# Material provided start
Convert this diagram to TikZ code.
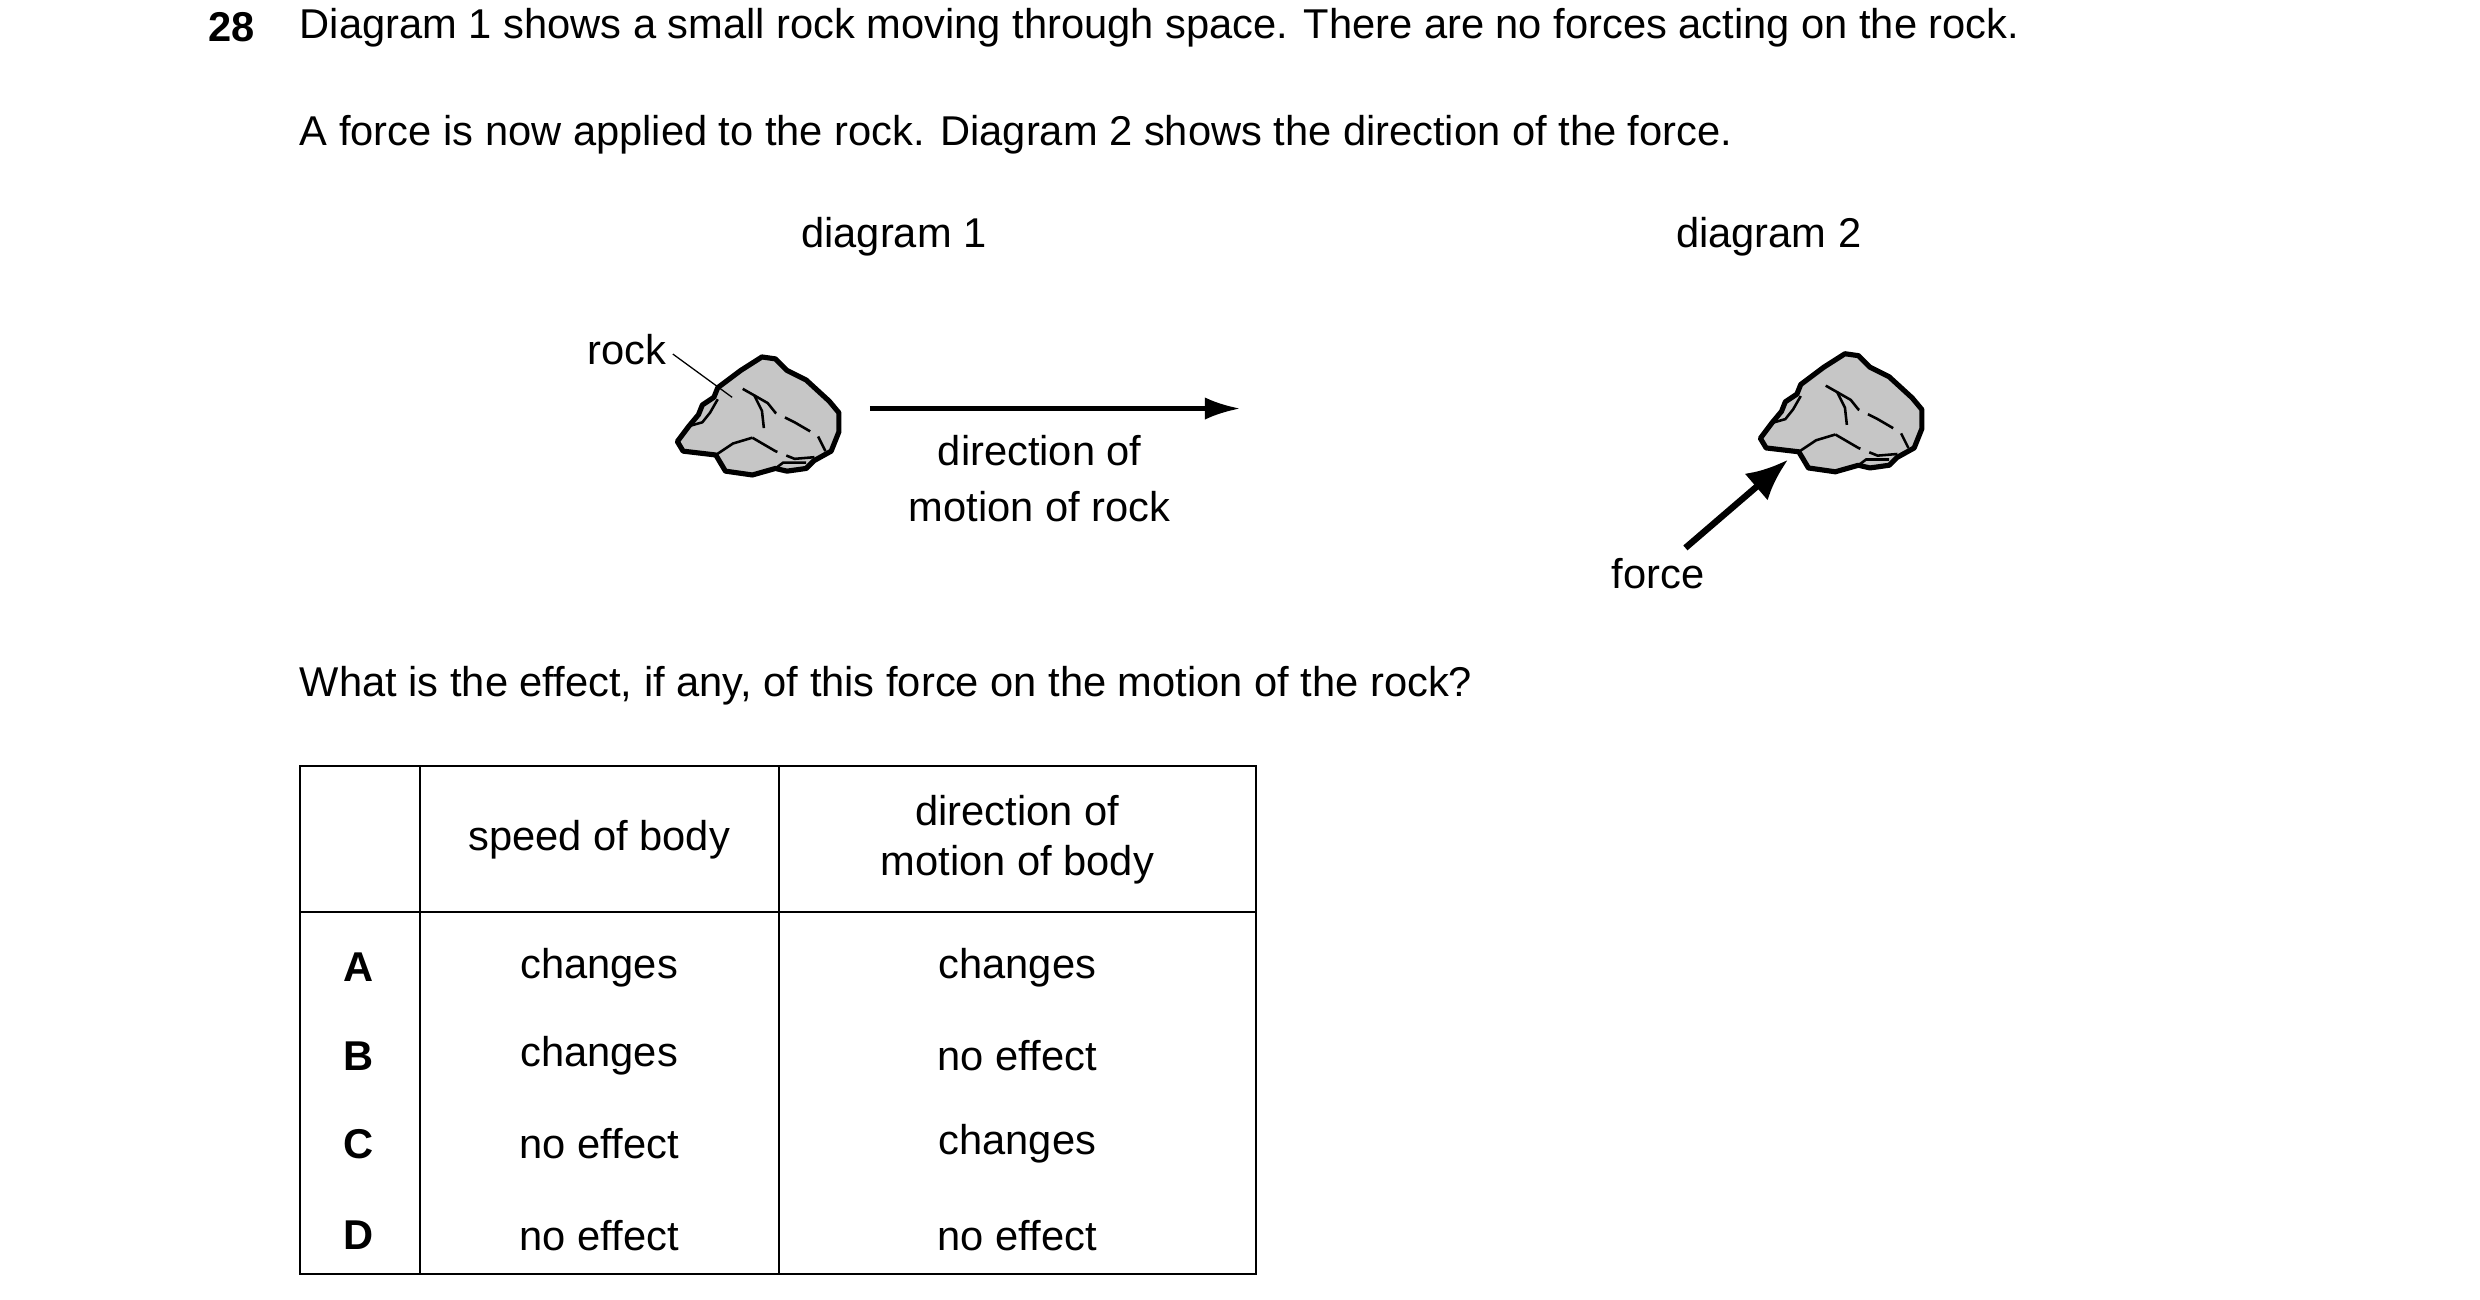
\documentclass[tikz,border=0pt]{standalone}
\usepackage{fontspec}
\setmainfont{Liberation Sans}
\begin{document}
\begin{tikzpicture}[x=1pt,y=-1pt,
 txt/.style={inner sep=0pt,font=\fontsize{26}{31}\selectfont},
 lt/.style={txt,anchor=west},
 rockline/.style={line width=3.2pt,line join=round},
 crack/.style={line width=1.6pt},
 arr/.style={line width=3pt,-{Latex[length=22pt,width=18pt]}}]
\useasboundingbox (0,0) rectangle (1548,811);
\tikzset{>=latex}
\usetikzlibrary{arrows.meta}
\newcommand{\myrock}[1]{%
 \begin{scope}[shift={#1},scale=0.24]
 \draw[rockline,fill=gray!45] (45,315) -- (75,275) -- (100,245) -- (110,220) -- (140,200) -- (150,175) -- (210,130) -- (265,95) -- (300,100) -- (330,130) -- (380,155) -- (440,210) -- (465,240) -- (465,290) -- (445,340) -- (400,365) -- (380,385) -- (330,392) -- (300,385) -- (240,402) -- (170,392) -- (145,350) -- (60,340) -- cycle;
 \draw[crack] (215,178) -- (245,195) -- (265,235) -- (270,280);
 \draw[crack,dash pattern=on 18pt off 6pt] (245,195) -- (280,215) -- (300,240) -- (350,265) -- (410,300) -- (430,340);
 \draw[crack] (145,350) -- (190,320) -- (240,305);
 \draw[crack,dash pattern=on 18pt off 6pt] (240,305) -- (300,340) -- (350,360) -- (410,355);
 \draw[crack] (75,275) -- (110,265) -- (130,240) -- (150,205);
 \draw[crack] (300,385) -- (320,370) -- (380,370);
 \end{scope}}
\myrock{(412,200)}
\myrock{(1088,198)}
% text
\node[lt,font=\fontsize{26}{31}\selectfont\bfseries] at (130,17) {28};
\node[lt] at (187,17) {Diagram 1 shows a small rock moving through space. There are no forces acting on the rock.};
\node[lt] at (187,84) {A force is now applied to the rock. Diagram 2 shows the direction of the force.};
\node[txt] (d1) at (558,148) {diagram 1};
\node[txt] (d2) at (1104,148) {diagram 2};
\node[txt,anchor=east] (rock) at (416,218) {rock};
\coordinate (rk) at (457,248);
\draw[line width=0.8pt] (rock.east) ++(4,3) -- (rk);
\coordinate (a1) at (543,255);
\coordinate (a2) at (774,255);
\draw[line width=2.6pt,-{Latex[length=22pt,width=14pt]}] (a1) -- (a2);
\node[txt] (dm1) at (649,281) {direction of};
\node[txt] (dm2) at (649,316) {motion of rock};
\coordinate (f1) at (1052,342);
\coordinate (f2) at (1116,287);
\draw[line width=4pt,-{Latex[length=26pt,width=22pt]}] (f1) -- (f2);
\node[txt] (force) at (1035,358) {force};
\node[lt] (q) at (187,428) {What is the effect, if any, of this force on the motion of the rock?};
% table
\draw[line width=1.2pt] (187,478) rectangle (784,795);
\draw[line width=1.2pt] (187,569) -- (784,569);
\draw[line width=1.2pt] (262,478) -- (262,795);
\draw[line width=1.2pt] (486,478) -- (486,795);
\node[txt] (h1) at (374,524) {speed of body};
\node[txt,align=center] (h2) at (635,524) {direction of\\motion of body};
\foreach \L/\s/\d/\y in {A/changes/changes/604,B/changes/no effect/659,C/no effect/changes/714,D/no effect/no effect/771}{
 \node[txt,font=\fontsize{26}{31}\selectfont\bfseries] (l\L) at (224,\y) {\L};
 \node[txt] (s\L) at (374,\y) {\s};
 \node[txt] (e\L) at (635,\y) {\d};
}
\end{tikzpicture}
\end{document}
# Material provided end
Exercise goal: Lines of the listing that contain the word "this" are to be counted; report only their number.

Task solution: 2